We'll be specifically looking at the criteria as applied to the Jabiru 160C, but the same techniques apply to other Jabiru models. Please note that the method used is specific to Jabiru, and does not apply to other makes of aircraft. The source of data is the Pilot Operating Handbook.

The following information is extracted from the Jabiru 160C POH, but you should always go to the specific aircraft POH when sourcing data for an actual flight.


Take Off Performance


Notice from the table, we need to know the Pressure Altitude (or Pressure Height - same thing), and the temperature, to be able to work out the Take Off distance at maximum take off weight (MTOW). If you're not sure about Pressure Altitude, have a look at the tutorial on Altimetry!

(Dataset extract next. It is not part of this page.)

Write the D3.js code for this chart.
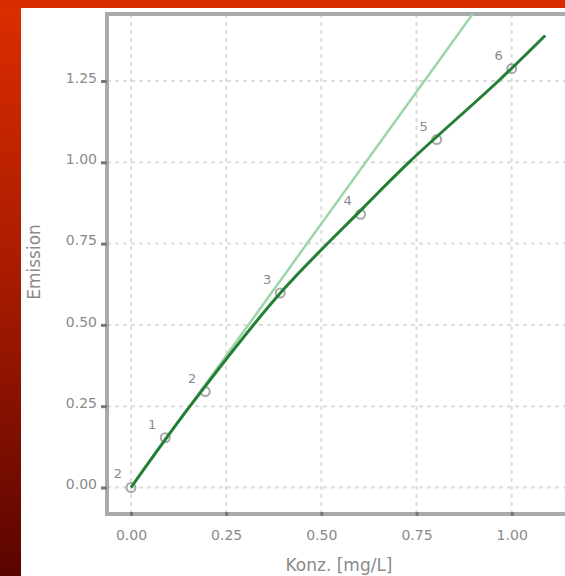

Once we have the Pressure Height, we can read off the take off distance required against the Outside Air Temperature (OAT), however this only applies when we're taking off on a level bitumin surface, such as runway 11 or 29 at Orange. If we need to use the grass cross strip, or a grassed or gravel strip an another aerodrome, we have to increase the distance required by 7% (multiply by 1.07).

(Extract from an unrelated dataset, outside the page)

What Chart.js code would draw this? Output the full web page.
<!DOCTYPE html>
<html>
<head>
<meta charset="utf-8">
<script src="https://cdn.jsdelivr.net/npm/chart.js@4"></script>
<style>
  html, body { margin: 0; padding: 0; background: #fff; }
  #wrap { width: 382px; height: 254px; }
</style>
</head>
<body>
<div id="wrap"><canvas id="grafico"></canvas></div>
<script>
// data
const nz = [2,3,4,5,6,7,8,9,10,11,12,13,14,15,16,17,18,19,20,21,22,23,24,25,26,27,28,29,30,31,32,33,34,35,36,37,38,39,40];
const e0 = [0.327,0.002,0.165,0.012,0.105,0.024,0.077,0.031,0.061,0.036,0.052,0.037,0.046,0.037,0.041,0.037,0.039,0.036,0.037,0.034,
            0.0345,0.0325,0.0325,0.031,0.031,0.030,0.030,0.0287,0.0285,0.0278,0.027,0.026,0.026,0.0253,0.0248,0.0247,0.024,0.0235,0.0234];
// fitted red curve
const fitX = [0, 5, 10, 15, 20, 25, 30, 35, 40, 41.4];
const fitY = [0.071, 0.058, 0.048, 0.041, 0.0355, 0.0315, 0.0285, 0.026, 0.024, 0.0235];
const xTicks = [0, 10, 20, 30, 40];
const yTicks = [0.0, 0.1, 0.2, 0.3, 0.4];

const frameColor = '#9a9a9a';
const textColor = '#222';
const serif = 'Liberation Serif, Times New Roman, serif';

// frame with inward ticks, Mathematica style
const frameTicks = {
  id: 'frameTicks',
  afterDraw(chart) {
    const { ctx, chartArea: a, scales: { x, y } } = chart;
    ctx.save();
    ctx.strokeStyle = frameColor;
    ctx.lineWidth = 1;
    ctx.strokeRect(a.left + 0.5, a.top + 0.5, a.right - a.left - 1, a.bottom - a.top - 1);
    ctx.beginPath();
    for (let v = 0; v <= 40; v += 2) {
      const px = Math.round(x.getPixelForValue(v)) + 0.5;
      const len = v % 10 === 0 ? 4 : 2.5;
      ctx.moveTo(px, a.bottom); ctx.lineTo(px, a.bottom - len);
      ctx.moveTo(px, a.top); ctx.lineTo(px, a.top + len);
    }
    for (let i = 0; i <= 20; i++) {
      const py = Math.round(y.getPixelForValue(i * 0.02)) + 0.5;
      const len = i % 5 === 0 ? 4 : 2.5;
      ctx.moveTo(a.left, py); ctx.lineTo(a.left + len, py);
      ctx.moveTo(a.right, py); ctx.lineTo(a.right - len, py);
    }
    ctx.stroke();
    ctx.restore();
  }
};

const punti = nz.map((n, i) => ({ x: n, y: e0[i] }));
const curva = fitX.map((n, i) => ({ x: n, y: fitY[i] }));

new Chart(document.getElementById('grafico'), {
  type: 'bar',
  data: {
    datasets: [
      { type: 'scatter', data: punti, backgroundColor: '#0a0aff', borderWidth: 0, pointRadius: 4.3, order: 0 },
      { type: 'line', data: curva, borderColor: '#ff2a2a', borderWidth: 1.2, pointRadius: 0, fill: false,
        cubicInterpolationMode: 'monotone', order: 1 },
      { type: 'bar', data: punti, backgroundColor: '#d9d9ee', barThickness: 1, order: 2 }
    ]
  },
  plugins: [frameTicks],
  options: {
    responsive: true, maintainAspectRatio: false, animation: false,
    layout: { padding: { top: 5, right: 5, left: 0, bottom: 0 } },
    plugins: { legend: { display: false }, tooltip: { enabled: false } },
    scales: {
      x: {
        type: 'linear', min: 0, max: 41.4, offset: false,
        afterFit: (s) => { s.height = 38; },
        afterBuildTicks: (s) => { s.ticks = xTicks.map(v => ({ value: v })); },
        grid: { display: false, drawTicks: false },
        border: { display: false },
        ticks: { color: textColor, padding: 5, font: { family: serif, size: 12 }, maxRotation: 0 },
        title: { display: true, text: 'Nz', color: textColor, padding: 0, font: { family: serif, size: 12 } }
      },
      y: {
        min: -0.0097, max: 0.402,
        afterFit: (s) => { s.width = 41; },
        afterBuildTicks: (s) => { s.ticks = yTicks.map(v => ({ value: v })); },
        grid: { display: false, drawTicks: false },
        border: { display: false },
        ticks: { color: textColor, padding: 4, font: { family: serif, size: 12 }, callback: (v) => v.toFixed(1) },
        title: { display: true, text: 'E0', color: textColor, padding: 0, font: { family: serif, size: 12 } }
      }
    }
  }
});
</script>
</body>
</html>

If there is a consistent head wind, or head wind component, we CAN reduce the take off distance required by 11 metres for each knot of head wind (don't have to!), but if there's a tail wind, we MUST add 16 metres for each knot of tail wind. As a general rule, always take off into wind.


What take off distance is required in the Jabiru 5022 to take off on RWY 22 with a short dry grass surface, when the wind is 250/10kt, QNH is 1013 and the air temperature is 28C?

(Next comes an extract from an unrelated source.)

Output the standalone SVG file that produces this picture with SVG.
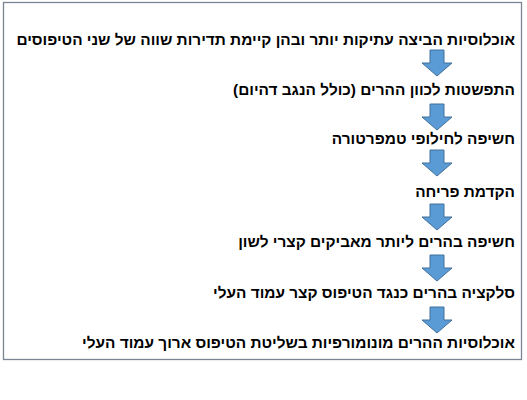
<svg xmlns="http://www.w3.org/2000/svg" width="527" height="400" viewBox="0 0 527 400">
<style>
.lbl{font-family:"Liberation Sans",Arial,sans-serif;font-weight:bold;font-size:15.4px;fill:#000;direction:rtl;}
.arr{fill:#5B9BD5;stroke:#41719C;stroke-width:1;}
</style>
<defs>
<path id="a" d="M430,0 H444 V13 H452 L437,26 L422,13 H430 Z"/>
</defs>
<rect x="0" y="0" width="527" height="400" fill="#fff"/>
<rect x="3.5" y="2.5" width="518" height="357" fill="#fff" stroke="#7A8594" stroke-width="1.3"/>
<g id="n1"><text class="lbl" x="515" y="45" direction="rtl" text-anchor="start">אוכלוסיות הביצה עתיקות יותר ובהן קיימת תדירות שווה של שני הטיפוסים</text></g>
<g id="n2"><text class="lbl" x="515" y="95" direction="rtl" text-anchor="start">התפשטות לכוון ההרים (כולל הנגב דהיום)</text></g>
<g id="n3"><text class="lbl" x="515" y="144" direction="rtl" text-anchor="start">חשיפה לחילופי טמפרטורה</text></g>
<g id="n4"><text class="lbl" x="515" y="197" direction="rtl" text-anchor="start">הקדמת פריחה</text></g>
<g id="n5"><text class="lbl" x="515" y="247" direction="rtl" text-anchor="start">חשיפה בהרים ליותר מאביקים קצרי לשון</text></g>
<g id="n6"><text class="lbl" x="515" y="298" direction="rtl" text-anchor="start">סלקציה בהרים כנגד הטיפוס קצר עמוד העלי</text></g>
<g id="n7"><text class="lbl" x="515" y="348" direction="rtl" text-anchor="start">אוכלוסיות ההרים מונומורפיות בשליטת הטיפוס ארוך עמוד העלי</text></g>
<g id="connectors">
<use href="#a" class="arr" y="50"/>
<use href="#a" class="arr" y="104"/>
<use href="#a" class="arr" y="150"/>
<use href="#a" class="arr" y="204"/>
<use href="#a" class="arr" y="255"/>
<use href="#a" class="arr" y="307"/>
</g>
</svg>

When QNH is 1013, the aerodrome elevation is also the pressure altitude, so at Orange, elevation 3,100ft AMSL, the Pressure Altitude is also 3,100ft, and we'll round that down to 3,000 ft.
There's no pressure altitude in the table above for 3,000ft, but it's OK to interpolate values within the table, so we can say it will be half way between the 2,000ft and the 4,000ft distances. Similarly, we can interpolate temperatures, but at 28C, we'll play safe and use the figure for 30C.

The distance required from the table is half way between 553 and 630 metres, which is pretty close to 592 metres.

However, this is in nil wind conditions on bitumen! We must increase this distance by 7% to account for the "slower" short, dry grass surface. 592x1.07=633 metres.

Now we can allow for the headwind component. Don't have to, but for the exercise, the wind at 250/10 is 30 degrees off the nose of the aircraft, so the headwind component is 8 to 9 knots - lets again play safe and call it 8 knots. we can reduce the 633 metres reuired by 11 metres for each knot of headwind component, so 8x11=88 metres and 633-88=545 metres. Answer: 545 metres.

Landing Performance

landingThe Jabiru's landing performance is calculated in exactly the same way as the take off performance, except that no correction figures are provided for the runway surface. The notes say that distances will be increased for a wet or slippery level bitumen surface, but soft ground or grassed surface actually improve the landing performance, because they provide a greater retarding force during the roll out phase of the landing.

Further, you have been/will be taught to land using a "constant attitude" approach, which is a powered approach. This, coupled with variations to the approach caused by turbulence, wind shear, less than perfect control of power and airspeed, mean that the figures should be regarded as an absolute minimum. You should always expect to use a lot more runway than shown in the table, especially whilst learning.

You should also avoid using maximum braking where possible, especially on the grass or other rough surfaces. Brake as necessary and accept a longer backtrack.